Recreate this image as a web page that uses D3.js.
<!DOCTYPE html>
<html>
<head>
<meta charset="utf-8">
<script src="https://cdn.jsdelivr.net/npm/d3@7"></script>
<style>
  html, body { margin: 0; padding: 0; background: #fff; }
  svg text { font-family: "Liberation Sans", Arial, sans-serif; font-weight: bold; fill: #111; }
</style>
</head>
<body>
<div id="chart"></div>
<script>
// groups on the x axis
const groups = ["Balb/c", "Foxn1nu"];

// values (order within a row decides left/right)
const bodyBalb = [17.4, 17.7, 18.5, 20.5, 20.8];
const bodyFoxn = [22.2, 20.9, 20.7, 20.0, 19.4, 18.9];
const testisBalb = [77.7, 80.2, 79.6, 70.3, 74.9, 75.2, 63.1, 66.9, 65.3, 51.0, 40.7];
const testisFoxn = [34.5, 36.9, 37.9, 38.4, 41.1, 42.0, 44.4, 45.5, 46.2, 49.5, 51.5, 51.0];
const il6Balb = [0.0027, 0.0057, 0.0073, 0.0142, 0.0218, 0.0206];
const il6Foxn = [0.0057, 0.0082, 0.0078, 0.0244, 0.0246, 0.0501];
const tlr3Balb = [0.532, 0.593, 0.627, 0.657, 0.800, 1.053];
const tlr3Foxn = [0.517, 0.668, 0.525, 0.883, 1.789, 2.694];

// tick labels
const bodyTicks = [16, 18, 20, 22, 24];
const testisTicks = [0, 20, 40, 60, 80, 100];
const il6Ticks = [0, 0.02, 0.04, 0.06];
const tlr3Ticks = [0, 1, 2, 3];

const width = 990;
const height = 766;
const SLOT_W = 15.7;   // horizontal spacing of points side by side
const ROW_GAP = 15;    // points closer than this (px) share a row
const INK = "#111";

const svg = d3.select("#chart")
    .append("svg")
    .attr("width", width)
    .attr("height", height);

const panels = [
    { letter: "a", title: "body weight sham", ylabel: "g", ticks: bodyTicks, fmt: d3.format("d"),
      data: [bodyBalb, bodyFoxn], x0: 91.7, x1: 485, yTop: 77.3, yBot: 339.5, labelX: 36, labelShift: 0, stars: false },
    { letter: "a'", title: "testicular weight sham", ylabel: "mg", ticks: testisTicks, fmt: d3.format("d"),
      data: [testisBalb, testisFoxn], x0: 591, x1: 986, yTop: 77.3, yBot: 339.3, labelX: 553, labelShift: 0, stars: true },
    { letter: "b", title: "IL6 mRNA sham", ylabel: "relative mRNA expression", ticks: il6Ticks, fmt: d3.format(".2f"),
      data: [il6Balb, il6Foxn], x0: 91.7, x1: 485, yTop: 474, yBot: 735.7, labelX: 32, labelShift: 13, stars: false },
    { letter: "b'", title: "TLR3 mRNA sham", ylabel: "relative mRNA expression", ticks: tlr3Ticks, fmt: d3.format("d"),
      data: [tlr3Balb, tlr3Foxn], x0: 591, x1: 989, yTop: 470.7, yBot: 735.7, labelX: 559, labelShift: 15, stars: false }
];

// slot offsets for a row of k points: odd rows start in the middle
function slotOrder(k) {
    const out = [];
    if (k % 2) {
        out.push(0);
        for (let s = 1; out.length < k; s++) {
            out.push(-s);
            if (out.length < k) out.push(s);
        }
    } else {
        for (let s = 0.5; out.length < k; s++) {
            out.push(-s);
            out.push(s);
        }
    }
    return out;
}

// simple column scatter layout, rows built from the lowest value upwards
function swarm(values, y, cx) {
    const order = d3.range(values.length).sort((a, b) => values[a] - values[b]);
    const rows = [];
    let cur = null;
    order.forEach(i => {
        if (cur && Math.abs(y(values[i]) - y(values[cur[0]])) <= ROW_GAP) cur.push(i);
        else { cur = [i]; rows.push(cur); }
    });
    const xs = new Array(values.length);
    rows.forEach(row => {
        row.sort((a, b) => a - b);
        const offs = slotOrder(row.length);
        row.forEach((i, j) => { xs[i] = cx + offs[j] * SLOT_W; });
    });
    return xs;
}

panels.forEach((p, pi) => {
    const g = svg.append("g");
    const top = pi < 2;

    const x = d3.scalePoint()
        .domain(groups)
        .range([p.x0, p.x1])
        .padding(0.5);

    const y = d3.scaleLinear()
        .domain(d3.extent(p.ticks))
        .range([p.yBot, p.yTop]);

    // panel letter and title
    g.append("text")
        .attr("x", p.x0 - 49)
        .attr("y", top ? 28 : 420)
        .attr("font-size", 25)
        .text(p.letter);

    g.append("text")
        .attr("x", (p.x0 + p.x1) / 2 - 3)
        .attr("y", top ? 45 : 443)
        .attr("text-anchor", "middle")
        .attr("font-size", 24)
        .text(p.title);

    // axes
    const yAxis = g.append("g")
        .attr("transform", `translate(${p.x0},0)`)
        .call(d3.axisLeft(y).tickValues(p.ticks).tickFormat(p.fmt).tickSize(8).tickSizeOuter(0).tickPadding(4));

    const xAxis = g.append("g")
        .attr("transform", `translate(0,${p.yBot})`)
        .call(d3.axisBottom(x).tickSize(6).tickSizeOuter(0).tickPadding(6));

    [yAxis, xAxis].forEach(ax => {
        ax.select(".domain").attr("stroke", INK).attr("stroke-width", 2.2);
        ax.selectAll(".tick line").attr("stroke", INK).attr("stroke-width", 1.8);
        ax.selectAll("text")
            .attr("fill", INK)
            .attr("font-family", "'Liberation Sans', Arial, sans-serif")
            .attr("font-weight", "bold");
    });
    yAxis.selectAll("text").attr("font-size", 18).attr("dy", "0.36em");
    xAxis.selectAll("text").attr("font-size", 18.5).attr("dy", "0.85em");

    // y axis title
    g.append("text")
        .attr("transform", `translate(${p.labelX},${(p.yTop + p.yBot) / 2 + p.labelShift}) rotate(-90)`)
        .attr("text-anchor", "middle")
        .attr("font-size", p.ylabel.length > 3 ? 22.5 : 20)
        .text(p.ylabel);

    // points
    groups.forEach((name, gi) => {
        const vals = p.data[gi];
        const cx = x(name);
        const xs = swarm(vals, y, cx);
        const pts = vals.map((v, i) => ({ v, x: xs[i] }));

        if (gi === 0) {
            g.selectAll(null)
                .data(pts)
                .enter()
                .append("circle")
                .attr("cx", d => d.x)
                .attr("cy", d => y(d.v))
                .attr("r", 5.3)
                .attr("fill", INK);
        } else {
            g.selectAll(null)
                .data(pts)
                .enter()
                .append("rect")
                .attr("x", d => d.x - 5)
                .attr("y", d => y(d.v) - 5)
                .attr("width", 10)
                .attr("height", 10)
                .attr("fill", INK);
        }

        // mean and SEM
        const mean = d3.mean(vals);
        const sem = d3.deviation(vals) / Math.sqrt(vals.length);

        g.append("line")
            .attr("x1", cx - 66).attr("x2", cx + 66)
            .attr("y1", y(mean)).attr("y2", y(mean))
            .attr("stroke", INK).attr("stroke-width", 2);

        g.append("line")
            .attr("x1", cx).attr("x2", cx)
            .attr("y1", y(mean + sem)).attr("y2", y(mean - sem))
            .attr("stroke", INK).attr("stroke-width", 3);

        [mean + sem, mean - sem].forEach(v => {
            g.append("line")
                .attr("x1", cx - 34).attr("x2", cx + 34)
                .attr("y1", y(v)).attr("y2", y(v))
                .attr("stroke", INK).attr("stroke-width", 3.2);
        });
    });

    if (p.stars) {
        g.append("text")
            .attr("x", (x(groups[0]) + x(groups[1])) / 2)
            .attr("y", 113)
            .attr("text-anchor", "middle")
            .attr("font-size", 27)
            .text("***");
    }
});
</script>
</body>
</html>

Exercise directions: Reproduce the whole listing word for word.

Completed exercise:
Recreate this image as a web page that uses D3.js.
<!DOCTYPE html>
<html>
<head>
<meta charset="utf-8">
<script src="https://cdn.jsdelivr.net/npm/d3@7"></script>
<style>
  html, body { margin: 0; padding: 0; background: #fff; }
  svg text { font-family: "Liberation Sans", Arial, sans-serif; font-weight: bold; fill: #111; }
</style>
</head>
<body>
<div id="chart"></div>
<script>
// groups on the x axis
const groups = ["Balb/c", "Foxn1nu"];

// values (order within a row decides left/right)
const bodyBalb = [17.4, 17.7, 18.5, 20.5, 20.8];
const bodyFoxn = [22.2, 20.9, 20.7, 20.0, 19.4, 18.9];
const testisBalb = [77.7, 80.2, 79.6, 70.3, 74.9, 75.2, 63.1, 66.9, 65.3, 51.0, 40.7];
const testisFoxn = [34.5, 36.9, 37.9, 38.4, 41.1, 42.0, 44.4, 45.5, 46.2, 49.5, 51.5, 51.0];
const il6Balb = [0.0027, 0.0057, 0.0073, 0.0142, 0.0218, 0.0206];
const il6Foxn = [0.0057, 0.0082, 0.0078, 0.0244, 0.0246, 0.0501];
const tlr3Balb = [0.532, 0.593, 0.627, 0.657, 0.800, 1.053];
const tlr3Foxn = [0.517, 0.668, 0.525, 0.883, 1.789, 2.694];

// tick labels
const bodyTicks = [16, 18, 20, 22, 24];
const testisTicks = [0, 20, 40, 60, 80, 100];
const il6Ticks = [0, 0.02, 0.04, 0.06];
const tlr3Ticks = [0, 1, 2, 3];

const width = 990;
const height = 766;
const SLOT_W = 15.7;   // horizontal spacing of points side by side
const ROW_GAP = 15;    // points closer than this (px) share a row
const INK = "#111";

const svg = d3.select("#chart")
    .append("svg")
    .attr("width", width)
    .attr("height", height);

const panels = [
    { letter: "a", title: "body weight sham", ylabel: "g", ticks: bodyTicks, fmt: d3.format("d"),
      data: [bodyBalb, bodyFoxn], x0: 91.7, x1: 485, yTop: 77.3, yBot: 339.5, labelX: 36, labelShift: 0, stars: false },
    { letter: "a'", title: "testicular weight sham", ylabel: "mg", ticks: testisTicks, fmt: d3.format("d"),
      data: [testisBalb, testisFoxn], x0: 591, x1: 986, yTop: 77.3, yBot: 339.3, labelX: 553, labelShift: 0, stars: true },
    { letter: "b", title: "IL6 mRNA sham", ylabel: "relative mRNA expression", ticks: il6Ticks, fmt: d3.format(".2f"),
      data: [il6Balb, il6Foxn], x0: 91.7, x1: 485, yTop: 474, yBot: 735.7, labelX: 32, labelShift: 13, stars: false },
    { letter: "b'", title: "TLR3 mRNA sham", ylabel: "relative mRNA expression", ticks: tlr3Ticks, fmt: d3.format("d"),
      data: [tlr3Balb, tlr3Foxn], x0: 591, x1: 989, yTop: 470.7, yBot: 735.7, labelX: 559, labelShift: 15, stars: false }
];

// slot offsets for a row of k points: odd rows start in the middle
function slotOrder(k) {
    const out = [];
    if (k % 2) {
        out.push(0);
        for (let s = 1; out.length < k; s++) {
            out.push(-s);
            if (out.length < k) out.push(s);
        }
    } else {
        for (let s = 0.5; out.length < k; s++) {
            out.push(-s);
            out.push(s);
        }
    }
    return out;
}

// simple column scatter layout, rows built from the lowest value upwards
function swarm(values, y, cx) {
    const order = d3.range(values.length).sort((a, b) => values[a] - values[b]);
    const rows = [];
    let cur = null;
    order.forEach(i => {
        if (cur && Math.abs(y(values[i]) - y(values[cur[0]])) <= ROW_GAP) cur.push(i);
        else { cur = [i]; rows.push(cur); }
    });
    const xs = new Array(values.length);
    rows.forEach(row => {
        row.sort((a, b) => a - b);
        const offs = slotOrder(row.length);
        row.forEach((i, j) => { xs[i] = cx + offs[j] * SLOT_W; });
    });
    return xs;
}

panels.forEach((p, pi) => {
    const g = svg.append("g");
    const top = pi < 2;

    const x = d3.scalePoint()
        .domain(groups)
        .range([p.x0, p.x1])
        .padding(0.5);

    const y = d3.scaleLinear()
        .domain(d3.extent(p.ticks))
        .range([p.yBot, p.yTop]);

    // panel letter and title
    g.append("text")
        .attr("x", p.x0 - 49)
        .attr("y", top ? 28 : 420)
        .attr("font-size", 25)
        .text(p.letter);

    g.append("text")
        .attr("x", (p.x0 + p.x1) / 2 - 3)
        .attr("y", top ? 45 : 443)
        .attr("text-anchor", "middle")
        .attr("font-size", 24)
        .text(p.title);

    // axes
    const yAxis = g.append("g")
        .attr("transform", `translate(${p.x0},0)`)
        .call(d3.axisLeft(y).tickValues(p.ticks).tickFormat(p.fmt).tickSize(8).tickSizeOuter(0).tickPadding(4));

    const xAxis = g.append("g")
        .attr("transform", `translate(0,${p.yBot})`)
        .call(d3.axisBottom(x).tickSize(6).tickSizeOuter(0).tickPadding(6));

    [yAxis, xAxis].forEach(ax => {
        ax.select(".domain").attr("stroke", INK).attr("stroke-width", 2.2);
        ax.selectAll(".tick line").attr("stroke", INK).attr("stroke-width", 1.8);
        ax.selectAll("text")
            .attr("fill", INK)
            .attr("font-family", "'Liberation Sans', Arial, sans-serif")
            .attr("font-weight", "bold");
    });
    yAxis.selectAll("text").attr("font-size", 18).attr("dy", "0.36em");
    xAxis.selectAll("text").attr("font-size", 18.5).attr("dy", "0.85em");

    // y axis title
    g.append("text")
        .attr("transform", `translate(${p.labelX},${(p.yTop + p.yBot) / 2 + p.labelShift}) rotate(-90)`)
        .attr("text-anchor", "middle")
        .attr("font-size", p.ylabel.length > 3 ? 22.5 : 20)
        .text(p.ylabel);

    // points
    groups.forEach((name, gi) => {
        const vals = p.data[gi];
        const cx = x(name);
        const xs = swarm(vals, y, cx);
        const pts = vals.map((v, i) => ({ v, x: xs[i] }));

        if (gi === 0) {
            g.selectAll(null)
                .data(pts)
                .enter()
                .append("circle")
                .attr("cx", d => d.x)
                .attr("cy", d => y(d.v))
                .attr("r", 5.3)
                .attr("fill", INK);
        } else {
            g.selectAll(null)
                .data(pts)
                .enter()
                .append("rect")
                .attr("x", d => d.x - 5)
                .attr("y", d => y(d.v) - 5)
                .attr("width", 10)
                .attr("height", 10)
                .attr("fill", INK);
        }

        // mean and SEM
        const mean = d3.mean(vals);
        const sem = d3.deviation(vals) / Math.sqrt(vals.length);

        g.append("line")
            .attr("x1", cx - 66).attr("x2", cx + 66)
            .attr("y1", y(mean)).attr("y2", y(mean))
            .attr("stroke", INK).attr("stroke-width", 2);

        g.append("line")
            .attr("x1", cx).attr("x2", cx)
            .attr("y1", y(mean + sem)).attr("y2", y(mean - sem))
            .attr("stroke", INK).attr("stroke-width", 3);

        [mean + sem, mean - sem].forEach(v => {
            g.append("line")
                .attr("x1", cx - 34).attr("x2", cx + 34)
                .attr("y1", y(v)).attr("y2", y(v))
                .attr("stroke", INK).attr("stroke-width", 3.2);
        });
    });

    if (p.stars) {
        g.append("text")
            .attr("x", (x(groups[0]) + x(groups[1])) / 2)
            .attr("y", 113)
            .attr("text-anchor", "middle")
            .attr("font-size", 27)
            .text("***");
    }
});
</script>
</body>
</html>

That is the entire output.